━━━━━ DATASET CONTENT

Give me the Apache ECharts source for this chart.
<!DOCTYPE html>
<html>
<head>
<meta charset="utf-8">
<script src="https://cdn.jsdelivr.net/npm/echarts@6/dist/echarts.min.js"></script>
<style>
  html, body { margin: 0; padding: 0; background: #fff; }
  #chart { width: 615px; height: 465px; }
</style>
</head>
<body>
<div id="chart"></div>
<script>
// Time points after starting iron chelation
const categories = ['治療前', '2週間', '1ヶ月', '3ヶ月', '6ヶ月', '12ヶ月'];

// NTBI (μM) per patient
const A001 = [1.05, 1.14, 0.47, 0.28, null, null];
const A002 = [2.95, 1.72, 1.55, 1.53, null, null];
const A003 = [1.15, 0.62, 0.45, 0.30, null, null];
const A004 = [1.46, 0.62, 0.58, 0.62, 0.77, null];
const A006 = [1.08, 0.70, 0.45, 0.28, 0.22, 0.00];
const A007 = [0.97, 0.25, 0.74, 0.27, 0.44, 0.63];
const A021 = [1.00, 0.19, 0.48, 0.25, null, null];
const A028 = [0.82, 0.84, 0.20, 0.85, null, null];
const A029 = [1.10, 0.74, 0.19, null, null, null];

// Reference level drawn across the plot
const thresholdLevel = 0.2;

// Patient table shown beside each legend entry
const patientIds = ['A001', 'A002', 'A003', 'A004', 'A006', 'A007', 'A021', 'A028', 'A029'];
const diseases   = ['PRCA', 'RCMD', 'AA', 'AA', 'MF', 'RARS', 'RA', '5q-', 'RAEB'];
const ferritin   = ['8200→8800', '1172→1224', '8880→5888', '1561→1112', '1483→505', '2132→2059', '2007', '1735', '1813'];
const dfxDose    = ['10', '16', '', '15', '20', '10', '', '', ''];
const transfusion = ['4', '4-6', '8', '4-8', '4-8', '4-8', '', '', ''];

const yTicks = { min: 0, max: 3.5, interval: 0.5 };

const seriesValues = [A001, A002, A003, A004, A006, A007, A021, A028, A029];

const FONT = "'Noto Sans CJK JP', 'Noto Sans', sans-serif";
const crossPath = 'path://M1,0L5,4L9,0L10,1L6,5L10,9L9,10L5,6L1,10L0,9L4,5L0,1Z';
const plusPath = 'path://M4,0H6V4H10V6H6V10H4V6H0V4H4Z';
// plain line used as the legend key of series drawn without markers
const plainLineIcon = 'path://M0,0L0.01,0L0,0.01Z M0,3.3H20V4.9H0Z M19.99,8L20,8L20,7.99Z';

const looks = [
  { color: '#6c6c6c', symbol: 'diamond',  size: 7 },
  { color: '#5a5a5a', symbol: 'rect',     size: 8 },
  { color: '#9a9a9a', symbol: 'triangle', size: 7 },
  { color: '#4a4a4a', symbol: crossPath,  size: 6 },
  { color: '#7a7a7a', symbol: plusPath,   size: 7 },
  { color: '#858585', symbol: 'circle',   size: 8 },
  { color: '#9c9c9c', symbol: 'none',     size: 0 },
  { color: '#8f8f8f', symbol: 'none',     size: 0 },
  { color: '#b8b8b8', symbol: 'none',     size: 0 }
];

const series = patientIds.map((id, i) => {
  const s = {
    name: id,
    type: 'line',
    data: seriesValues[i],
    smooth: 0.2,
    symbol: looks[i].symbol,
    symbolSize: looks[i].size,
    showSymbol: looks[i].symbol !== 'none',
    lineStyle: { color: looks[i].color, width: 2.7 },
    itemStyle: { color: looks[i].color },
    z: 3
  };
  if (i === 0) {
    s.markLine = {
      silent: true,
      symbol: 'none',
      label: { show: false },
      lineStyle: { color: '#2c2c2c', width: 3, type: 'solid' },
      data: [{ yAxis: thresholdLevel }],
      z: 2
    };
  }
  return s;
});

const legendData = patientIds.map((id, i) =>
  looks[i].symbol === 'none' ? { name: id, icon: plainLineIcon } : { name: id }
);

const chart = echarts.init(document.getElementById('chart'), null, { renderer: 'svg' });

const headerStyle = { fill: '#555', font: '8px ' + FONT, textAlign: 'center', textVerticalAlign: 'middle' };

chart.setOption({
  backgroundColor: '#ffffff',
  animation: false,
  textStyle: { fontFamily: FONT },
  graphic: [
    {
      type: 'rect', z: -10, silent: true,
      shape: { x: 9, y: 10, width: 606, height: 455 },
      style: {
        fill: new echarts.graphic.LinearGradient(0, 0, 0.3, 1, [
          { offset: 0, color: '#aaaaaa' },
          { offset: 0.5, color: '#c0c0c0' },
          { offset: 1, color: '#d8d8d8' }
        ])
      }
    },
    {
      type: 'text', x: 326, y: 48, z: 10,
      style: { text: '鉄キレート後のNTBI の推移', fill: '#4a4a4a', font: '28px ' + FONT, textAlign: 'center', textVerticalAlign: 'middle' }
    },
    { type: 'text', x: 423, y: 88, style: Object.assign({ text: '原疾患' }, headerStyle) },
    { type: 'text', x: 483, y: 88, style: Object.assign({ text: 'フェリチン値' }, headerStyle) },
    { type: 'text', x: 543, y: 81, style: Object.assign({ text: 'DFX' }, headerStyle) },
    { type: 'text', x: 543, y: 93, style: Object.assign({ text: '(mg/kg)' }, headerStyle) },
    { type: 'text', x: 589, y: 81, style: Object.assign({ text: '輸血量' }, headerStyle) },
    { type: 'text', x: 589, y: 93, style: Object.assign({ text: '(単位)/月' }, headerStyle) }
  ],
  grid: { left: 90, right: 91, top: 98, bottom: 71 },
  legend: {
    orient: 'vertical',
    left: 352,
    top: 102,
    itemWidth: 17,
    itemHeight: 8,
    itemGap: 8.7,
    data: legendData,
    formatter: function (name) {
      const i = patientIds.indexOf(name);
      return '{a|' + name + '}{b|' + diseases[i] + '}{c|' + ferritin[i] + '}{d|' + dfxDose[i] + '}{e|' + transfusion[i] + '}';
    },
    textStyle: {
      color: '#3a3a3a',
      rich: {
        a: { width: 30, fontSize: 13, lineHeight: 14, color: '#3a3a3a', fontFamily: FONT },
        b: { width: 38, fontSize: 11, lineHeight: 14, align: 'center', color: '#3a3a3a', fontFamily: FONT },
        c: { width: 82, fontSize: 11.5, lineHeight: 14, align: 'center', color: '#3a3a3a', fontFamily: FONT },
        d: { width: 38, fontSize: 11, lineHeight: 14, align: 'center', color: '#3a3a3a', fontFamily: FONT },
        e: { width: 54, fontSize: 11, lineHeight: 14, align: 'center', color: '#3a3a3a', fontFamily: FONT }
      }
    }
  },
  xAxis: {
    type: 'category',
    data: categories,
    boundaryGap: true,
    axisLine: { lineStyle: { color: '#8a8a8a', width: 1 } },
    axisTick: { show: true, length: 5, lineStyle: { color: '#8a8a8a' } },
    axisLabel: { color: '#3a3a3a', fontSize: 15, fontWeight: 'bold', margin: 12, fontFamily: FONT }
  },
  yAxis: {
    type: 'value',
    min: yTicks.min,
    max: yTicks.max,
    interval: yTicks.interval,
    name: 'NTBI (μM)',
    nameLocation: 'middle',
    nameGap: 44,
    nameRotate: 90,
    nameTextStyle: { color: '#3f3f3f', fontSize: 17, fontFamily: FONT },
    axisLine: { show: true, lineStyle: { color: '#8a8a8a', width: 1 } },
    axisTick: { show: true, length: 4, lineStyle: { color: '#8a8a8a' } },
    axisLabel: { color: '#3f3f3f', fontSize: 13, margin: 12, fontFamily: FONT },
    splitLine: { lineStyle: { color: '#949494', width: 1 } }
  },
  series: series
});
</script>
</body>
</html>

━━━━━━━━━━

- EXERCISE BRIEF: Set down, exactly as written, each line of the data from its opening line through the one containing "3.5, interval: 0.5". Output nothing more.

- EXERCISE RESPONSE:
Give me the Apache ECharts source for this chart.
<!DOCTYPE html>
<html>
<head>
<meta charset="utf-8">
<script src="https://cdn.jsdelivr.net/npm/echarts@6/dist/echarts.min.js"></script>
<style>
  html, body { margin: 0; padding: 0; background: #fff; }
  #chart { width: 615px; height: 465px; }
</style>
</head>
<body>
<div id="chart"></div>
<script>
// Time points after starting iron chelation
const categories = ['治療前', '2週間', '1ヶ月', '3ヶ月', '6ヶ月', '12ヶ月'];

// NTBI (μM) per patient
const A001 = [1.05, 1.14, 0.47, 0.28, null, null];
const A002 = [2.95, 1.72, 1.55, 1.53, null, null];
const A003 = [1.15, 0.62, 0.45, 0.30, null, null];
const A004 = [1.46, 0.62, 0.58, 0.62, 0.77, null];
const A006 = [1.08, 0.70, 0.45, 0.28, 0.22, 0.00];
const A007 = [0.97, 0.25, 0.74, 0.27, 0.44, 0.63];
const A021 = [1.00, 0.19, 0.48, 0.25, null, null];
const A028 = [0.82, 0.84, 0.20, 0.85, null, null];
const A029 = [1.10, 0.74, 0.19, null, null, null];

// Reference level drawn across the plot
const thresholdLevel = 0.2;

// Patient table shown beside each legend entry
const patientIds = ['A001', 'A002', 'A003', 'A004', 'A006', 'A007', 'A021', 'A028', 'A029'];
const diseases   = ['PRCA', 'RCMD', 'AA', 'AA', 'MF', 'RARS', 'RA', '5q-', 'RAEB'];
const ferritin   = ['8200→8800', '1172→1224', '8880→5888', '1561→1112', '1483→505', '2132→2059', '2007', '1735', '1813'];
const dfxDose    = ['10', '16', '', '15', '20', '10', '', '', ''];
const transfusion = ['4', '4-6', '8', '4-8', '4-8', '4-8', '', '', ''];

const yTicks = { min: 0, max: 3.5, interval: 0.5 };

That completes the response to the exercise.